Task prompt
Set the data down again, exactly as it reads, but without the pictures.
[Data shown start]
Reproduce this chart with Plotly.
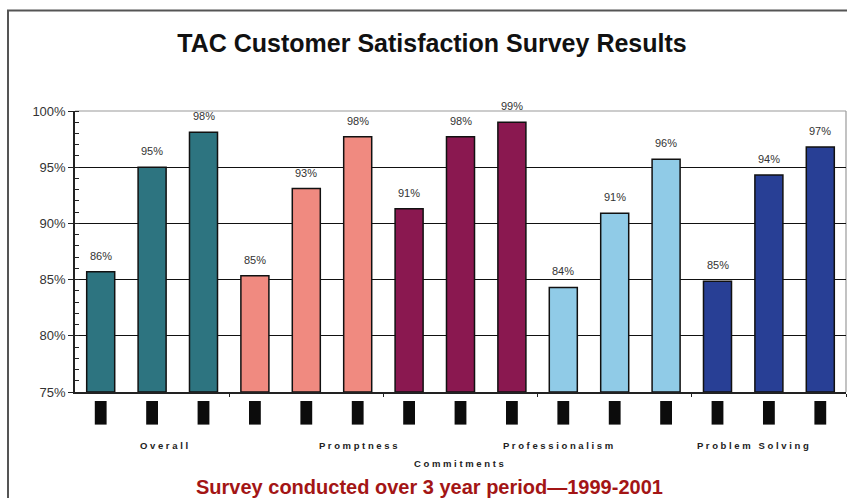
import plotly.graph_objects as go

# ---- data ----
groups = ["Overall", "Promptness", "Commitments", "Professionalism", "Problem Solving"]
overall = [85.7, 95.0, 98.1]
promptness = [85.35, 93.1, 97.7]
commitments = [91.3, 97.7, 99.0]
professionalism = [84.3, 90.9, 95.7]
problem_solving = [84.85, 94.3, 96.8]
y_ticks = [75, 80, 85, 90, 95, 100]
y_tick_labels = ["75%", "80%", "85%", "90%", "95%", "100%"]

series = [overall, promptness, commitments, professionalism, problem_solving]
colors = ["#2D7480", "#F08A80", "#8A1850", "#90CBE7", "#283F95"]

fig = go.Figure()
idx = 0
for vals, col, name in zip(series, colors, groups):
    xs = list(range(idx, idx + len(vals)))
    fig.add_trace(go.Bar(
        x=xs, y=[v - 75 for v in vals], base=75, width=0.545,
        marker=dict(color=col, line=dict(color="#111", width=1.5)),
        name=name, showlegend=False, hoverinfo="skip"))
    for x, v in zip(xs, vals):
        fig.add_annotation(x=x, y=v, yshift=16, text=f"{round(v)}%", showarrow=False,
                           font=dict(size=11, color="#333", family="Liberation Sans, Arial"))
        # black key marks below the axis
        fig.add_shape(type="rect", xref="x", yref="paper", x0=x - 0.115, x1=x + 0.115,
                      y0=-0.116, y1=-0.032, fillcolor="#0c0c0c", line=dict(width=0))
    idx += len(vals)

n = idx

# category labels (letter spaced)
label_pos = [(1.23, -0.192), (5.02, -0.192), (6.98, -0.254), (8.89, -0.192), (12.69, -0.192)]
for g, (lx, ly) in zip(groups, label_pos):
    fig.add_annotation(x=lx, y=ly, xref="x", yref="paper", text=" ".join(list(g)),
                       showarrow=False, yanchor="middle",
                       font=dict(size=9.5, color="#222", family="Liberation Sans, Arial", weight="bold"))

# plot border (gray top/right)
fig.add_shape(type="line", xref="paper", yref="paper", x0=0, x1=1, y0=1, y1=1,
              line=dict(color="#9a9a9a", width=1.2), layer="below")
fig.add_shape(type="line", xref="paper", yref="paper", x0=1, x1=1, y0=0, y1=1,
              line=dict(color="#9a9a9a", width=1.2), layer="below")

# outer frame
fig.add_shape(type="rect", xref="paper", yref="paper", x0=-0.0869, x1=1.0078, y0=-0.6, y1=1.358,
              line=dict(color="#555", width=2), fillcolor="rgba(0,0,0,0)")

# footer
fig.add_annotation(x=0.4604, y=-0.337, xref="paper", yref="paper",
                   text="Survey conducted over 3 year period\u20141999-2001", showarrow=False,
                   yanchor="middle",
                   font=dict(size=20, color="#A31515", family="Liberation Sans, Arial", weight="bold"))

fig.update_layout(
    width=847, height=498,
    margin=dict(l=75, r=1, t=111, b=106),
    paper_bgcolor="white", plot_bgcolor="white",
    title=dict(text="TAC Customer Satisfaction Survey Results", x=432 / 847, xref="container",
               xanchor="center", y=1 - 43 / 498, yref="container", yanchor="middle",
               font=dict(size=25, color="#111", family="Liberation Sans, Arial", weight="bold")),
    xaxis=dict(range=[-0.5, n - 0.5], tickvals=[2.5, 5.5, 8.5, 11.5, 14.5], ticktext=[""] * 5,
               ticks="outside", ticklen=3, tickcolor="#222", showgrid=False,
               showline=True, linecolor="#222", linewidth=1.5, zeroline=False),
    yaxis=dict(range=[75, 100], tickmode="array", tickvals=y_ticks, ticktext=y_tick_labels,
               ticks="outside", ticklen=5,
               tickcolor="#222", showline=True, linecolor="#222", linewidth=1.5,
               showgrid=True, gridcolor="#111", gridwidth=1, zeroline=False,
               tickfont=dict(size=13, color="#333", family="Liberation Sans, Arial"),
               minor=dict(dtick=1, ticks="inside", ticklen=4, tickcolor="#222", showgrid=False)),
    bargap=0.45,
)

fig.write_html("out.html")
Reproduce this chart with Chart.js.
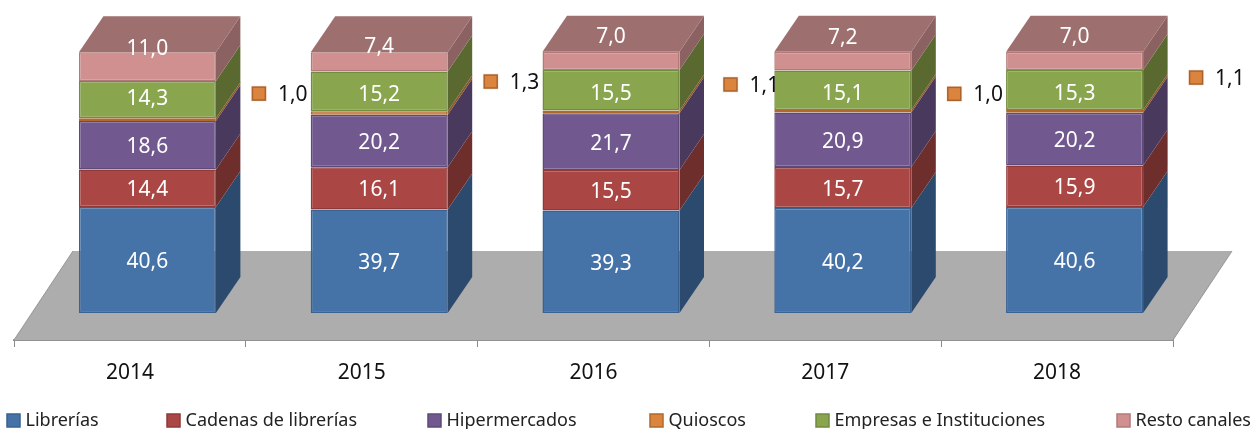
[Data shown end]
Answer below
Reproduce this chart with Plotly.
import plotly.graph_objects as go

# ---- data ----
groups = ["Overall", "Promptness", "Commitments", "Professionalism", "Problem Solving"]
overall = [85.7, 95.0, 98.1]
promptness = [85.35, 93.1, 97.7]
commitments = [91.3, 97.7, 99.0]
professionalism = [84.3, 90.9, 95.7]
problem_solving = [84.85, 94.3, 96.8]
y_ticks = [75, 80, 85, 90, 95, 100]
y_tick_labels = ["75%", "80%", "85%", "90%", "95%", "100%"]

series = [overall, promptness, commitments, professionalism, problem_solving]
colors = ["#2D7480", "#F08A80", "#8A1850", "#90CBE7", "#283F95"]

fig = go.Figure()
idx = 0
for vals, col, name in zip(series, colors, groups):
    xs = list(range(idx, idx + len(vals)))
    fig.add_trace(go.Bar(
        x=xs, y=[v - 75 for v in vals], base=75, width=0.545,
        marker=dict(color=col, line=dict(color="#111", width=1.5)),
        name=name, showlegend=False, hoverinfo="skip"))
    for x, v in zip(xs, vals):
        fig.add_annotation(x=x, y=v, yshift=16, text=f"{round(v)}%", showarrow=False,
                           font=dict(size=11, color="#333", family="Liberation Sans, Arial"))
        # black key marks below the axis
        fig.add_shape(type="rect", xref="x", yref="paper", x0=x - 0.115, x1=x + 0.115,
                      y0=-0.116, y1=-0.032, fillcolor="#0c0c0c", line=dict(width=0))
    idx += len(vals)

n = idx

# category labels (letter spaced)
label_pos = [(1.23, -0.192), (5.02, -0.192), (6.98, -0.254), (8.89, -0.192), (12.69, -0.192)]
for g, (lx, ly) in zip(groups, label_pos):
    fig.add_annotation(x=lx, y=ly, xref="x", yref="paper", text=" ".join(list(g)),
                       showarrow=False, yanchor="middle",
                       font=dict(size=9.5, color="#222", family="Liberation Sans, Arial", weight="bold"))

# plot border (gray top/right)
fig.add_shape(type="line", xref="paper", yref="paper", x0=0, x1=1, y0=1, y1=1,
              line=dict(color="#9a9a9a", width=1.2), layer="below")
fig.add_shape(type="line", xref="paper", yref="paper", x0=1, x1=1, y0=0, y1=1,
              line=dict(color="#9a9a9a", width=1.2), layer="below")

# outer frame
fig.add_shape(type="rect", xref="paper", yref="paper", x0=-0.0869, x1=1.0078, y0=-0.6, y1=1.358,
              line=dict(color="#555", width=2), fillcolor="rgba(0,0,0,0)")

# footer
fig.add_annotation(x=0.4604, y=-0.337, xref="paper", yref="paper",
                   text="Survey conducted over 3 year period\u20141999-2001", showarrow=False,
                   yanchor="middle",
                   font=dict(size=20, color="#A31515", family="Liberation Sans, Arial", weight="bold"))

fig.update_layout(
    width=847, height=498,
    margin=dict(l=75, r=1, t=111, b=106),
    paper_bgcolor="white", plot_bgcolor="white",
    title=dict(text="TAC Customer Satisfaction Survey Results", x=432 / 847, xref="container",
               xanchor="center", y=1 - 43 / 498, yref="container", yanchor="middle",
               font=dict(size=25, color="#111", family="Liberation Sans, Arial", weight="bold")),
    xaxis=dict(range=[-0.5, n - 0.5], tickvals=[2.5, 5.5, 8.5, 11.5, 14.5], ticktext=[""] * 5,
               ticks="outside", ticklen=3, tickcolor="#222", showgrid=False,
               showline=True, linecolor="#222", linewidth=1.5, zeroline=False),
    yaxis=dict(range=[75, 100], tickmode="array", tickvals=y_ticks, ticktext=y_tick_labels,
               ticks="outside", ticklen=5,
               tickcolor="#222", showline=True, linecolor="#222", linewidth=1.5,
               showgrid=True, gridcolor="#111", gridwidth=1, zeroline=False,
               tickfont=dict(size=13, color="#333", family="Liberation Sans, Arial"),
               minor=dict(dtick=1, ticks="inside", ticklen=4, tickcolor="#222", showgrid=False)),
    bargap=0.45,
)

fig.write_html("out.html")
Reproduce this chart with Chart.js.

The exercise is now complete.